[start of GIVEN DATA]

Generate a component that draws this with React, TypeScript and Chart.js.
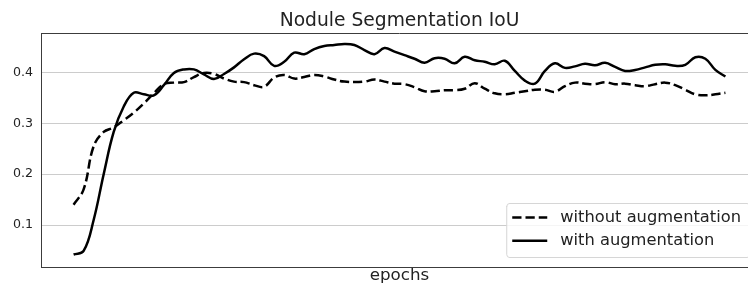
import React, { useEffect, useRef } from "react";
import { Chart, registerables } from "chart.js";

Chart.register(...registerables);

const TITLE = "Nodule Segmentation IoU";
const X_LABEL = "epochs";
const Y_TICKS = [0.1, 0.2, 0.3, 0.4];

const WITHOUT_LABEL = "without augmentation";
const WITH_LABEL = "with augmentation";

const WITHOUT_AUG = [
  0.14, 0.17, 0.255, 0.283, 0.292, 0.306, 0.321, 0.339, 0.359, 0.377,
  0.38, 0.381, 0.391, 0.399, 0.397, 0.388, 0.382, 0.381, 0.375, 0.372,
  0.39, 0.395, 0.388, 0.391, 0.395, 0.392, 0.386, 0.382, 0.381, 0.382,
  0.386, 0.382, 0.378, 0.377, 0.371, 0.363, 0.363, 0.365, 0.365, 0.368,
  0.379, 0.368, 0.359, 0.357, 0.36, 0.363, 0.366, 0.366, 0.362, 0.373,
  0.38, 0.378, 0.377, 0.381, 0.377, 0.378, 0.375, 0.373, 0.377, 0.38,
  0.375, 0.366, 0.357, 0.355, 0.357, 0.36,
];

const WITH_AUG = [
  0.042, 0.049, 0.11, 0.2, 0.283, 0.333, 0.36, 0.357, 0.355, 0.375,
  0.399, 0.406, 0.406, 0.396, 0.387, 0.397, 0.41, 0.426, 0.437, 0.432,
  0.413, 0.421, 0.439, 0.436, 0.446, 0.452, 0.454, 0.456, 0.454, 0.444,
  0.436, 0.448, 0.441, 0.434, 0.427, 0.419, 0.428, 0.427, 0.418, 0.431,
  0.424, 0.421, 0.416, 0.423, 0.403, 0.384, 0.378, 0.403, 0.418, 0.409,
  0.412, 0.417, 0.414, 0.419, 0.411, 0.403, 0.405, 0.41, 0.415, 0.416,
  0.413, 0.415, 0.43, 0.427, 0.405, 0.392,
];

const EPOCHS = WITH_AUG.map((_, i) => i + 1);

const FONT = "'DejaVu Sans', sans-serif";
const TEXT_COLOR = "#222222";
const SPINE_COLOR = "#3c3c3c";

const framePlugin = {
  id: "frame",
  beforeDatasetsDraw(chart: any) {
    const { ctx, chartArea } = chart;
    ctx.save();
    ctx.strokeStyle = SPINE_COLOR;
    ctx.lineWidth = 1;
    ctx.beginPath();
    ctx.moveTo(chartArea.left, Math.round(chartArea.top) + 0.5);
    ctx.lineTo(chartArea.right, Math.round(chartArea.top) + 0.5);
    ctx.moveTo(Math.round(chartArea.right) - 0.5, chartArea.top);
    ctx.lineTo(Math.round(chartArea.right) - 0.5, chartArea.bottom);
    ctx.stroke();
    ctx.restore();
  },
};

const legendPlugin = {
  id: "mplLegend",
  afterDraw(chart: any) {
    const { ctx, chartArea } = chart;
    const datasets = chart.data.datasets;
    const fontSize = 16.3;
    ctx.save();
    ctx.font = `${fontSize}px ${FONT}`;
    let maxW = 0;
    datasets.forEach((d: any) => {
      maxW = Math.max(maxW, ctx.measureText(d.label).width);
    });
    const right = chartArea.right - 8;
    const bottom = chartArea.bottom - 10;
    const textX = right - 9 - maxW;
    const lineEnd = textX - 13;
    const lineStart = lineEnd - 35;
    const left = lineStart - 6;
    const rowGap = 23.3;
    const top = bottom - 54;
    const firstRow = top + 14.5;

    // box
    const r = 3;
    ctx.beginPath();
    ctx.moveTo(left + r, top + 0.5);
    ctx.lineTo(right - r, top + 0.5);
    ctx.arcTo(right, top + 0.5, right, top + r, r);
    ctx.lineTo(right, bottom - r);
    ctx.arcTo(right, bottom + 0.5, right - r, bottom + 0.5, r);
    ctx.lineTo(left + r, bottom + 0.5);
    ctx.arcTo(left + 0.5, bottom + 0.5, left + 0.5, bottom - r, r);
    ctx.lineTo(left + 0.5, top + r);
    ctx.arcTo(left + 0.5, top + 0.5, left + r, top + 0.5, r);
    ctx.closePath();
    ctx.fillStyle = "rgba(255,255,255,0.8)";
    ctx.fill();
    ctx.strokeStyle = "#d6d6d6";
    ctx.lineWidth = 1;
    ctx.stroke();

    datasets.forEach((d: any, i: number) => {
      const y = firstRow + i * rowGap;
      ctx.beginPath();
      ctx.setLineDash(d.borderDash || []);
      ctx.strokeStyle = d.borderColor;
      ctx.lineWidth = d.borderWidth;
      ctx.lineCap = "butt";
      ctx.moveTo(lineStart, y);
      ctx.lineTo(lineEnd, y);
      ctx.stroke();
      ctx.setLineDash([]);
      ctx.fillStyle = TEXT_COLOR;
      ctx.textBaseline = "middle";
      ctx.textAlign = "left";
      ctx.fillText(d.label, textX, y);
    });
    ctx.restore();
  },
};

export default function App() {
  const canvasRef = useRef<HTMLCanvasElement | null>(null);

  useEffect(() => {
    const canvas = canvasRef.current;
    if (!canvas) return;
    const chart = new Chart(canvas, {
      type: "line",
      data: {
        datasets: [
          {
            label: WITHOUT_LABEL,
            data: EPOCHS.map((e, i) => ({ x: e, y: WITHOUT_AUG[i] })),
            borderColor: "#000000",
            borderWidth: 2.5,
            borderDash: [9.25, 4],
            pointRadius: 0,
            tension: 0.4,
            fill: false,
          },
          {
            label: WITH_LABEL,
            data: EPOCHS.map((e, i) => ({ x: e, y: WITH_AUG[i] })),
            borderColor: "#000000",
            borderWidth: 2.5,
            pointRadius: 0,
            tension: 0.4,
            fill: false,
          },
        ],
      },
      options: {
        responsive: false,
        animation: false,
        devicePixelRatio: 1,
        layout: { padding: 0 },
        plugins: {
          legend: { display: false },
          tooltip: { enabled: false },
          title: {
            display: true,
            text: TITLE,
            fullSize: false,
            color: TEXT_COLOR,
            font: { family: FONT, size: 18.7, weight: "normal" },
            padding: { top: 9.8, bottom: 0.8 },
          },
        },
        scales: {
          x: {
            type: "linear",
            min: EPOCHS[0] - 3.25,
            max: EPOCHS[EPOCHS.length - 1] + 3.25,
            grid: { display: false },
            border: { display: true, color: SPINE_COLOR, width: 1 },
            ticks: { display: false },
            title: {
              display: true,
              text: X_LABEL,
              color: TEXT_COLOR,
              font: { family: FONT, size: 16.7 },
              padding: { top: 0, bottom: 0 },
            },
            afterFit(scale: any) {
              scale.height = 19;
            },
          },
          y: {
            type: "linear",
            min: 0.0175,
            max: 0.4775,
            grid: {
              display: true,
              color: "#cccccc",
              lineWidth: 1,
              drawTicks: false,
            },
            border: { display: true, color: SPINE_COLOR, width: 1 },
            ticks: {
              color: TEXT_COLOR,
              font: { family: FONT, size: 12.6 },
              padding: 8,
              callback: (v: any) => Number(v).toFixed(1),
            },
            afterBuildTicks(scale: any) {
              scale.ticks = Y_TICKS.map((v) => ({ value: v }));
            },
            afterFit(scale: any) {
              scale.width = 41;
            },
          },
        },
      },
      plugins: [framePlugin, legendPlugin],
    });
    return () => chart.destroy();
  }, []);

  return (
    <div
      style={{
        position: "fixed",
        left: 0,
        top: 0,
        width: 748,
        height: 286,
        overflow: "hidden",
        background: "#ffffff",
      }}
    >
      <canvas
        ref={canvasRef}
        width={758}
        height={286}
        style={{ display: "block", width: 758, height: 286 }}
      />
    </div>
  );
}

[end of GIVEN DATA]

**SHORT TASK**. Copy the material above in full and exactly, skipping pictures.

**RESPONSE TO THE TASK**.
Generate a component that draws this with React, TypeScript and Chart.js.
import React, { useEffect, useRef } from "react";
import { Chart, registerables } from "chart.js";

Chart.register(...registerables);

const TITLE = "Nodule Segmentation IoU";
const X_LABEL = "epochs";
const Y_TICKS = [0.1, 0.2, 0.3, 0.4];

const WITHOUT_LABEL = "without augmentation";
const WITH_LABEL = "with augmentation";

const WITHOUT_AUG = [
  0.14, 0.17, 0.255, 0.283, 0.292, 0.306, 0.321, 0.339, 0.359, 0.377,
  0.38, 0.381, 0.391, 0.399, 0.397, 0.388, 0.382, 0.381, 0.375, 0.372,
  0.39, 0.395, 0.388, 0.391, 0.395, 0.392, 0.386, 0.382, 0.381, 0.382,
  0.386, 0.382, 0.378, 0.377, 0.371, 0.363, 0.363, 0.365, 0.365, 0.368,
  0.379, 0.368, 0.359, 0.357, 0.36, 0.363, 0.366, 0.366, 0.362, 0.373,
  0.38, 0.378, 0.377, 0.381, 0.377, 0.378, 0.375, 0.373, 0.377, 0.38,
  0.375, 0.366, 0.357, 0.355, 0.357, 0.36,
];

const WITH_AUG = [
  0.042, 0.049, 0.11, 0.2, 0.283, 0.333, 0.36, 0.357, 0.355, 0.375,
  0.399, 0.406, 0.406, 0.396, 0.387, 0.397, 0.41, 0.426, 0.437, 0.432,
  0.413, 0.421, 0.439, 0.436, 0.446, 0.452, 0.454, 0.456, 0.454, 0.444,
  0.436, 0.448, 0.441, 0.434, 0.427, 0.419, 0.428, 0.427, 0.418, 0.431,
  0.424, 0.421, 0.416, 0.423, 0.403, 0.384, 0.378, 0.403, 0.418, 0.409,
  0.412, 0.417, 0.414, 0.419, 0.411, 0.403, 0.405, 0.41, 0.415, 0.416,
  0.413, 0.415, 0.43, 0.427, 0.405, 0.392,
];

const EPOCHS = WITH_AUG.map((_, i) => i + 1);

const FONT = "'DejaVu Sans', sans-serif";
const TEXT_COLOR = "#222222";
const SPINE_COLOR = "#3c3c3c";

const framePlugin = {
  id: "frame",
  beforeDatasetsDraw(chart: any) {
    const { ctx, chartArea } = chart;
    ctx.save();
    ctx.strokeStyle = SPINE_COLOR;
    ctx.lineWidth = 1;
    ctx.beginPath();
    ctx.moveTo(chartArea.left, Math.round(chartArea.top) + 0.5);
    ctx.lineTo(chartArea.right, Math.round(chartArea.top) + 0.5);
    ctx.moveTo(Math.round(chartArea.right) - 0.5, chartArea.top);
    ctx.lineTo(Math.round(chartArea.right) - 0.5, chartArea.bottom);
    ctx.stroke();
    ctx.restore();
  },
};

const legendPlugin = {
  id: "mplLegend",
  afterDraw(chart: any) {
    const { ctx, chartArea } = chart;
    const datasets = chart.data.datasets;
    const fontSize = 16.3;
    ctx.save();
    ctx.font = `${fontSize}px ${FONT}`;
    let maxW = 0;
    datasets.forEach((d: any) => {
      maxW = Math.max(maxW, ctx.measureText(d.label).width);
    });
    const right = chartArea.right - 8;
    const bottom = chartArea.bottom - 10;
    const textX = right - 9 - maxW;
    const lineEnd = textX - 13;
    const lineStart = lineEnd - 35;
    const left = lineStart - 6;
    const rowGap = 23.3;
    const top = bottom - 54;
    const firstRow = top + 14.5;

    // box
    const r = 3;
    ctx.beginPath();
    ctx.moveTo(left + r, top + 0.5);
    ctx.lineTo(right - r, top + 0.5);
    ctx.arcTo(right, top + 0.5, right, top + r, r);
    ctx.lineTo(right, bottom - r);
    ctx.arcTo(right, bottom + 0.5, right - r, bottom + 0.5, r);
    ctx.lineTo(left + r, bottom + 0.5);
    ctx.arcTo(left + 0.5, bottom + 0.5, left + 0.5, bottom - r, r);
    ctx.lineTo(left + 0.5, top + r);
    ctx.arcTo(left + 0.5, top + 0.5, left + r, top + 0.5, r);
    ctx.closePath();
    ctx.fillStyle = "rgba(255,255,255,0.8)";
    ctx.fill();
    ctx.strokeStyle = "#d6d6d6";
    ctx.lineWidth = 1;
    ctx.stroke();

    datasets.forEach((d: any, i: number) => {
      const y = firstRow + i * rowGap;
      ctx.beginPath();
      ctx.setLineDash(d.borderDash || []);
      ctx.strokeStyle = d.borderColor;
      ctx.lineWidth = d.borderWidth;
      ctx.lineCap = "butt";
      ctx.moveTo(lineStart, y);
      ctx.lineTo(lineEnd, y);
      ctx.stroke();
      ctx.setLineDash([]);
      ctx.fillStyle = TEXT_COLOR;
      ctx.textBaseline = "middle";
      ctx.textAlign = "left";
      ctx.fillText(d.label, textX, y);
    });
    ctx.restore();
  },
};

export default function App() {
  const canvasRef = useRef<HTMLCanvasElement | null>(null);

  useEffect(() => {
    const canvas = canvasRef.current;
    if (!canvas) return;
    const chart = new Chart(canvas, {
      type: "line",
      data: {
        datasets: [
          {
            label: WITHOUT_LABEL,
            data: EPOCHS.map((e, i) => ({ x: e, y: WITHOUT_AUG[i] })),
            borderColor: "#000000",
            borderWidth: 2.5,
            borderDash: [9.25, 4],
            pointRadius: 0,
            tension: 0.4,
            fill: false,
          },
          {
            label: WITH_LABEL,
            data: EPOCHS.map((e, i) => ({ x: e, y: WITH_AUG[i] })),
            borderColor: "#000000",
            borderWidth: 2.5,
            pointRadius: 0,
            tension: 0.4,
            fill: false,
          },
        ],
      },
      options: {
        responsive: false,
        animation: false,
        devicePixelRatio: 1,
        layout: { padding: 0 },
        plugins: {
          legend: { display: false },
          tooltip: { enabled: false },
          title: {
            display: true,
            text: TITLE,
            fullSize: false,
            color: TEXT_COLOR,
            font: { family: FONT, size: 18.7, weight: "normal" },
            padding: { top: 9.8, bottom: 0.8 },
          },
        },
        scales: {
          x: {
            type: "linear",
            min: EPOCHS[0] - 3.25,
            max: EPOCHS[EPOCHS.length - 1] + 3.25,
            grid: { display: false },
            border: { display: true, color: SPINE_COLOR, width: 1 },
            ticks: { display: false },
            title: {
              display: true,
              text: X_LABEL,
              color: TEXT_COLOR,
              font: { family: FONT, size: 16.7 },
              padding: { top: 0, bottom: 0 },
            },
            afterFit(scale: any) {
              scale.height = 19;
            },
          },
          y: {
            type: "linear",
            min: 0.0175,
            max: 0.4775,
            grid: {
              display: true,
              color: "#cccccc",
              lineWidth: 1,
              drawTicks: false,
            },
            border: { display: true, color: SPINE_COLOR, width: 1 },
            ticks: {
              color: TEXT_COLOR,
              font: { family: FONT, size: 12.6 },
              padding: 8,
              callback: (v: any) => Number(v).toFixed(1),
            },
            afterBuildTicks(scale: any) {
              scale.ticks = Y_TICKS.map((v) => ({ value: v }));
            },
            afterFit(scale: any) {
              scale.width = 41;
            },
          },
        },
      },
      plugins: [framePlugin, legendPlugin],
    });
    return () => chart.destroy();
  }, []);

  return (
    <div
      style={{
        position: "fixed",
        left: 0,
        top: 0,
        width: 748,
        height: 286,
        overflow: "hidden",
        background: "#ffffff",
      }}
    >
      <canvas
        ref={canvasRef}
        width={758}
        height={286}
        style={{ display: "block", width: 758, height: 286 }}
      />
    </div>
  );
}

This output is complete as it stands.